Set down, word for word, only the lines from the start of the records through the line bearing "df_b = make_df(num_eds, [semtech_b, ns3_b, fl_b])"; include no pictures.

— Start of EXERCISE INPUTS —

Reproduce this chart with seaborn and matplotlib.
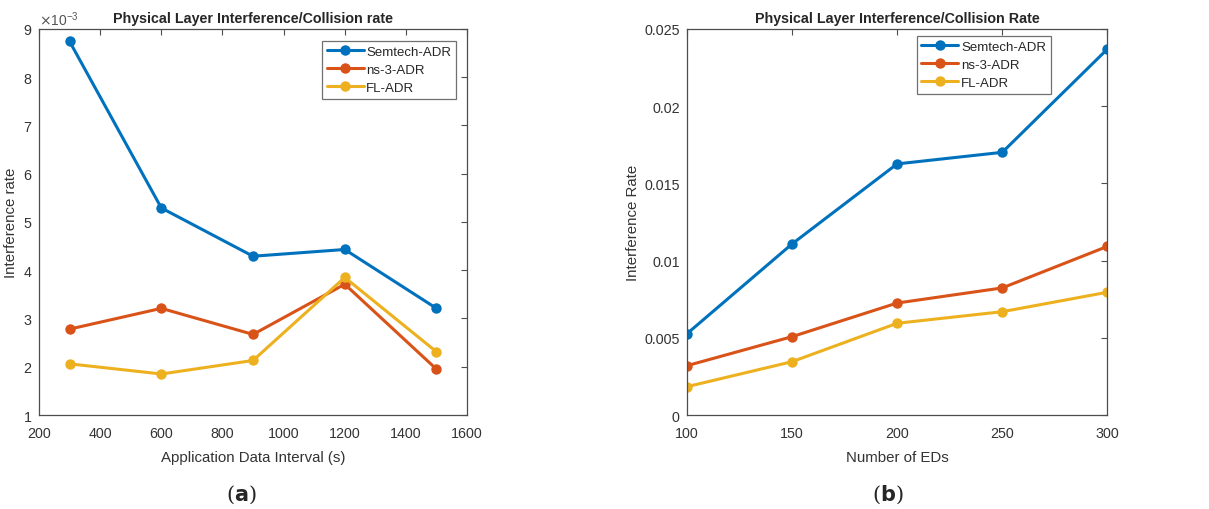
import numpy as np
import pandas as pd
import matplotlib
matplotlib.use("Agg")
import matplotlib.pyplot as plt
import seaborn as sns
from matplotlib.ticker import ScalarFormatter

# ---- data ----
series_names = ["Semtech-ADR", "ns-3-ADR", "FL-ADR"]
interval_s = [300, 600, 900, 1200, 1500]
semtech_a = [8.74e-3, 5.29e-3, 4.29e-3, 4.43e-3, 3.21e-3]
ns3_a = [2.78e-3, 3.21e-3, 2.67e-3, 3.71e-3, 1.95e-3]
fl_a = [2.06e-3, 1.85e-3, 2.13e-3, 3.85e-3, 2.31e-3]

num_eds = [100, 150, 200, 250, 300]
semtech_b = [0.00525, 0.01107, 0.01626, 0.01701, 0.02370]
ns3_b = [0.00319, 0.00507, 0.00725, 0.00823, 0.01092]
fl_b = [0.00183, 0.00345, 0.00594, 0.00669, 0.00795]

colors = ["#0072BD", "#D95319", "#EDB120"]

sns.set_theme(style="white")
plt.rcParams['font.family'] = ['Liberation Sans', 'DejaVu Sans']

def make_df(x, ys):
    rows = []
    for name, y in zip(series_names, ys):
        for xi, yi in zip(x, y):
            rows.append({"x": xi, "y": yi, "series": name})
    return pd.DataFrame(rows)

fig = plt.figure(figsize=(12.09, 5.10), dpi=100)
ax1 = fig.add_axes([0.0323, 0.1843, 0.354, 0.757])
ax2 = fig.add_axes([0.568, 0.1843, 0.348, 0.757])

df_a = make_df(interval_s, [semtech_a, ns3_a, fl_a])
df_b = make_df(num_eds, [semtech_b, ns3_b, fl_b])

edge = "#4d4d4d"
legend_anchor = {0: (0.974, 0.969), 1: (0.865, 0.982)}
for i, (ax, df) in enumerate([(ax1, df_a), (ax2, df_b)]):
    sns.lineplot(data=df, x="x", y="y", hue="series", palette=colors,
                 marker="o", markersize=7.5, markeredgewidth=0, linewidth=2.2,
                 ax=ax, legend=True)
    for s in ax.spines.values():
        s.set_color(edge)
        s.set_linewidth(0.9)
    ax.tick_params(direction="in", top=True, right=True, length=4,
                   color=edge, labelcolor="#333333", labelsize=10.3, width=0.8)
    ax.tick_params(axis="x", pad=8)
    ax.tick_params(axis="y", pad=5)
    leg = ax.legend(loc="upper right", bbox_to_anchor=legend_anchor[i],
                    frameon=True, fancybox=False,
                    fontsize=9.5, handlelength=2.8, handletextpad=0.2,
                    borderpad=0.35, labelspacing=0.45, borderaxespad=0)
    leg.get_frame().set_edgecolor(edge)
    leg.get_frame().set_linewidth(0.9)

ax1.set_xlim(200, 1600)
ax1.set_ylim(1e-3, 9e-3)
ax1.set_xticks([200, 400, 600, 800, 1000, 1200, 1400, 1600])
ax1.set_yticks(np.arange(1, 10) * 1e-3)
fmt = ScalarFormatter(useMathText=True)
fmt.set_powerlimits((-2, 2))
ax1.yaxis.set_major_formatter(fmt)
ax1.yaxis.get_offset_text().set_fontsize(10)
ax1.yaxis.get_offset_text().set_color("#555555")
ax1.set_title("Physical Layer Interference/Collision rate", fontsize=10.3,
              fontweight="bold", pad=5)
ax1.set_xlabel("Application Data Interval (s)", fontsize=10.8, color="#333333",
               labelpad=7)
ax1.set_ylabel("Interference rate", fontsize=10.8, color="#333333", labelpad=3)

ax2.set_xlim(100, 300)
ax2.set_ylim(0, 0.025)
ax2.set_xticks([100, 150, 200, 250, 300])
ax2.set_yticks([0, 0.005, 0.01, 0.015, 0.02, 0.025])
ax2.set_yticklabels(["0", "0.005", "0.01", "0.015", "0.02", "0.025"])
ax2.set_title("Physical Layer Interference/Collision Rate", fontsize=10.3,
              fontweight="bold", pad=5)
ax2.set_xlabel("Number of EDs", fontsize=10.8, color="#333333", labelpad=7)
ax2.set_ylabel("Interference Rate", fontsize=10.8, color="#333333", labelpad=3)

fig.text(0.200, 0.03, "(" + r"$\mathbf{a}$" + ")", ha="center", va="center",
         fontsize=15, family="DejaVu Serif")
fig.text(0.734, 0.03, "(" + r"$\mathbf{b}$" + ")", ha="center", va="center",
         fontsize=15, family="DejaVu Serif")

fig.savefig("out.png", dpi=100, facecolor="white")
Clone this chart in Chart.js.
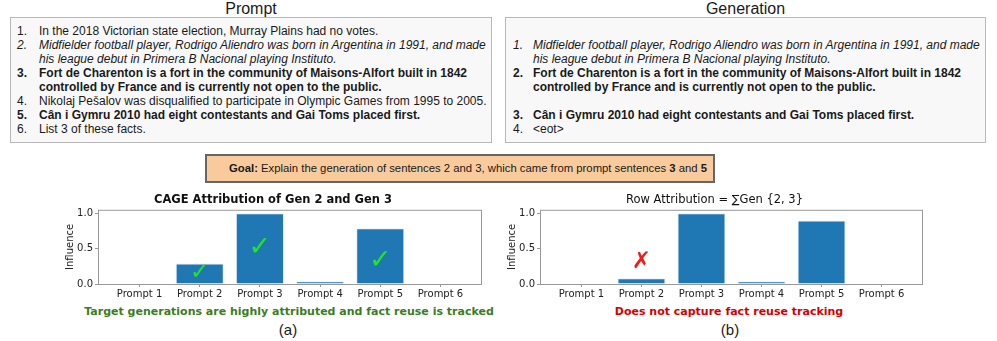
<!DOCTYPE html>
<html>
<head>
<meta charset="utf-8">
<script src="https://cdn.jsdelivr.net/npm/chart.js@4.4.1/dist/chart.umd.min.js"></script>
<style>
  body { margin: 0; background: #fff; }
  #page { position: relative; width: 997px; height: 341px; overflow: hidden; font-family: "Liberation Sans", Arial, sans-serif; color: #1a1a1a; }
  .head { position: absolute; top: 0; height: 17px; line-height: 17px; font-size: 16px; text-align: center; }
  .box { position: absolute; top: 17px; height: 126px; box-sizing: border-box; border: 1px solid #b9b9b9; background: #f8f8f8; padding-top: 6px; font-size: 12px; line-height: 14px; white-space: nowrap; }
  .row { position: relative; }
  .row .n { position: absolute; left: 0; }
  .b { font-weight: bold; }
  .i { font-style: italic; }
  #goal { position: absolute; left: 205px; top: 154px; width: 510px; height: 29px; box-sizing: border-box; border: 2px solid #666; background: #f9cb9c; text-align: right; padding-right: 6px; font-size: 11.3px; line-height: 25px; white-space: nowrap; }
  canvas { position: absolute; }
  .cap { position: absolute; font-family: "DejaVu Sans", sans-serif; font-weight: bold; font-size: 11px; text-align: center; white-space: nowrap; transform: translateX(-50%); }
  .lab { position: absolute; font-size: 15px; transform: translateX(-50%); }
</style>
</head>
<body>
<div id="page">
  <div class="head" style="left:10px;width:482px;">Prompt</div>
  <div class="head" style="left:505px;width:481px;">Generation</div>

  <div class="box" style="left:10px;width:482px;">
    <div class="row" style="padding-left:28px;"><span class="n" style="left:6px;">1.</span>In the 2018 Victorian state election, Murray Plains had no votes.</div>
    <div class="row i" style="padding-left:28px;"><span class="n" style="left:6px;">2.</span>Midfielder football player, Rodrigo Aliendro was born in Argentina in 1991, and made<br>his league debut in Primera B Nacional playing Instituto.</div>
    <div class="row b" style="padding-left:28px;"><span class="n" style="left:6px;">3.</span>Fort de Charenton is a fort in the community of Maisons-Alfort built in 1842<br>controlled by France and is currently not open to the public.</div>
    <div class="row" style="padding-left:28px;"><span class="n" style="left:6px;">4.</span>Nikolaj Pešalov was disqualified to participate in Olympic Games from 1995 to 2005.</div>
    <div class="row b" style="padding-left:28px;"><span class="n" style="left:6px;">5.</span>Cân i Gymru 2010 had eight contestants and Gai Toms placed first.</div>
    <div class="row" style="padding-left:28px;"><span class="n" style="left:6px;">6.</span>List 3 of these facts.</div>
  </div>

  <div class="box" style="left:505px;width:481px;">
    <div class="row">&nbsp;</div>
    <div class="row i" style="padding-left:27px;"><span class="n" style="left:7px;">1.</span>Midfielder football player, Rodrigo Aliendro was born in Argentina in 1991, and made<br>his league debut in Primera B Nacional playing Instituto.</div>
    <div class="row b" style="padding-left:27px;"><span class="n" style="left:7px;">2.</span>Fort de Charenton is a fort in the community of Maisons-Alfort built in 1842<br>controlled by France and is currently not open to the public.</div>
    <div class="row">&nbsp;</div>
    <div class="row b" style="padding-left:27px;"><span class="n" style="left:7px;">3.</span>Cân i Gymru 2010 had eight contestants and Gai Toms placed first.</div>
    <div class="row" style="padding-left:27px;"><span class="n" style="left:7px;">4.</span>&lt;eot&gt;</div>
  </div>

  <div id="goal"><b>Goal:</b> Explain the generation of sentences 2 and 3, which came from prompt sentences <b>3</b> and <b>5</b></div>

  <canvas id="chartA" width="500" height="115" style="left:0;top:185px;"></canvas>
  <canvas id="chartB" width="497" height="115" style="left:500px;top:185px;"></canvas>

  <div class="cap" style="left:289px;top:305px;color:#3b7d23;">Target generations are highly attributed and fact reuse is tracked</div>
  <div class="lab" style="left:288px;top:321px;">(a)</div>
  <div class="cap" style="left:729px;top:305px;color:#d40000;">Does not capture fact reuse tracking</div>
  <div class="lab" style="left:730px;top:321px;">(b)</div>
</div>

<script>
// data
const categories = ["Prompt 1", "Prompt 2", "Prompt 3", "Prompt 4", "Prompt 5", "Prompt 6"];
const cageValues = [0, 0.29, 1.0, 0.04, 0.79, 0];
const rowValues = [0, 0.08, 1.0, 0.04, 0.9, 0];
const yTicks = [0, 0.5, 1.0];
// marks drawn on the bars: category index and height in data units
const checkIdx = [1, 2, 4];
const checkAt = [0.16, 0.51, 0.33];
const crossIdx = [1];
const crossAt = [0.31];

const tickFont = { family: "DejaVu Sans", size: 10 };
const axisGray = "#999";

// draws the full box around the plot + the check/cross glyphs
const framePlugin = {
  id: "frame",
  afterDatasetsDraw(chart, args, opts) {
    const { ctx, chartArea: a, scales } = chart;
    ctx.save();
    ctx.strokeStyle = axisGray;
    ctx.lineWidth = 1;
    ctx.strokeRect(a.left + 0.5, a.top + 0.5, a.right - a.left - 1, a.bottom - a.top);
    ctx.textAlign = "center";
    ctx.textBaseline = "middle";
    (opts.marks || []).forEach((m) => {
      ctx.fillStyle = m.color;
      ctx.font = m.size + "px 'DejaVu Sans'";
      ctx.fillText(m.glyph, scales.x.getPixelForValue(m.x), scales.y.getPixelForValue(m.y));
    });
    ctx.restore();
  },
};

function makeChart(id, values, titleText, bold, padL, padR, marks) {
  return new Chart(id, {
    type: "bar",
    data: {
      datasets: [
        {
          data: categories.map((c, i) => ({ x: i, y: values[i] })),
          backgroundColor: "#1f77b4",
          borderColor: "rgba(220,235,245,0.8)",
          borderWidth: 1,
          borderSkipped: "bottom",
          barPercentage: 0.8,
          categoryPercentage: 1.0,
        },
      ],
    },
    options: {
      responsive: false,
      animation: false,
      devicePixelRatio: 1,
      layout: { padding: { left: padL, right: padR, top: 0, bottom: 0 } },
      plugins: {
        legend: { display: false },
        tooltip: { enabled: false },
        title: {
          display: true,
          text: titleText,
          color: "#111",
          font: { family: "DejaVu Sans", size: 11.5, weight: bold ? "bold" : "normal" },
          padding: { top: 8, bottom: 3 },
        },
        frame: { marks: marks },
      },
      scales: {
        x: {
          type: "linear",
          min: -0.69,
          max: 5.69,
          offset: false,
          grid: { offset: false, drawOnChartArea: false, tickLength: 3, color: axisGray },
          border: { display: false },
          afterBuildTicks: (s) => { s.ticks = categories.map((c, i) => ({ value: i })); },
          afterFit: (s) => { s.height = 16; },
          ticks: {
            autoSkip: false,
            maxRotation: 0,
            padding: 1,
            color: "#222",
            font: tickFont,
            callback: (v) => categories[v],
          },
        },
        y: {
          min: 0,
          max: 1.05,
          grid: { drawOnChartArea: false, tickLength: 3, color: axisGray },
          border: { display: false },
          afterBuildTicks: (s) => { s.ticks = yTicks.map((v) => ({ value: v })); },
          afterFit: (s) => { s.width = 34; },
          ticks: { padding: 2, color: "#222", font: tickFont, callback: (v) => v.toFixed(1) },
          title: { display: true, text: "Influence", color: "#222", font: { family: "DejaVu Sans", size: 10 }, padding: 0 },
        },
      },
    },
    plugins: [framePlugin],
  });
}

const greenMarks = checkIdx.map((x, k) => ({ x: x, y: checkAt[k], glyph: "\u2713", color: "#22e622", size: k === 0 ? 23 : 27 }));
const redMarks = crossIdx.map((x, k) => ({ x: x, y: crossAt[k], glyph: "\u2717", color: "#ee1c1c", size: 23 }));

makeChart("chartA", cageValues, "CAGE Attribution of Gen 2 and Gen 3", true, 64, 18, greenMarks);
makeChart("chartB", rowValues, "Row Attribution = \u2211Gen {2, 3}", false, 6, 74, redMarks);
</script>
</body>
</html>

— End of EXERCISE INPUTS —

#### [TASK SOLUTION]
Reproduce this chart with seaborn and matplotlib.
import numpy as np
import pandas as pd
import matplotlib
matplotlib.use("Agg")
import matplotlib.pyplot as plt
import seaborn as sns
from matplotlib.ticker import ScalarFormatter

# ---- data ----
series_names = ["Semtech-ADR", "ns-3-ADR", "FL-ADR"]
interval_s = [300, 600, 900, 1200, 1500]
semtech_a = [8.74e-3, 5.29e-3, 4.29e-3, 4.43e-3, 3.21e-3]
ns3_a = [2.78e-3, 3.21e-3, 2.67e-3, 3.71e-3, 1.95e-3]
fl_a = [2.06e-3, 1.85e-3, 2.13e-3, 3.85e-3, 2.31e-3]

num_eds = [100, 150, 200, 250, 300]
semtech_b = [0.00525, 0.01107, 0.01626, 0.01701, 0.02370]
ns3_b = [0.00319, 0.00507, 0.00725, 0.00823, 0.01092]
fl_b = [0.00183, 0.00345, 0.00594, 0.00669, 0.00795]

colors = ["#0072BD", "#D95319", "#EDB120"]

sns.set_theme(style="white")
plt.rcParams['font.family'] = ['Liberation Sans', 'DejaVu Sans']

def make_df(x, ys):
    rows = []
    for name, y in zip(series_names, ys):
        for xi, yi in zip(x, y):
            rows.append({"x": xi, "y": yi, "series": name})
    return pd.DataFrame(rows)

fig = plt.figure(figsize=(12.09, 5.10), dpi=100)
ax1 = fig.add_axes([0.0323, 0.1843, 0.354, 0.757])
ax2 = fig.add_axes([0.568, 0.1843, 0.348, 0.757])

df_a = make_df(interval_s, [semtech_a, ns3_a, fl_a])
df_b = make_df(num_eds, [semtech_b, ns3_b, fl_b])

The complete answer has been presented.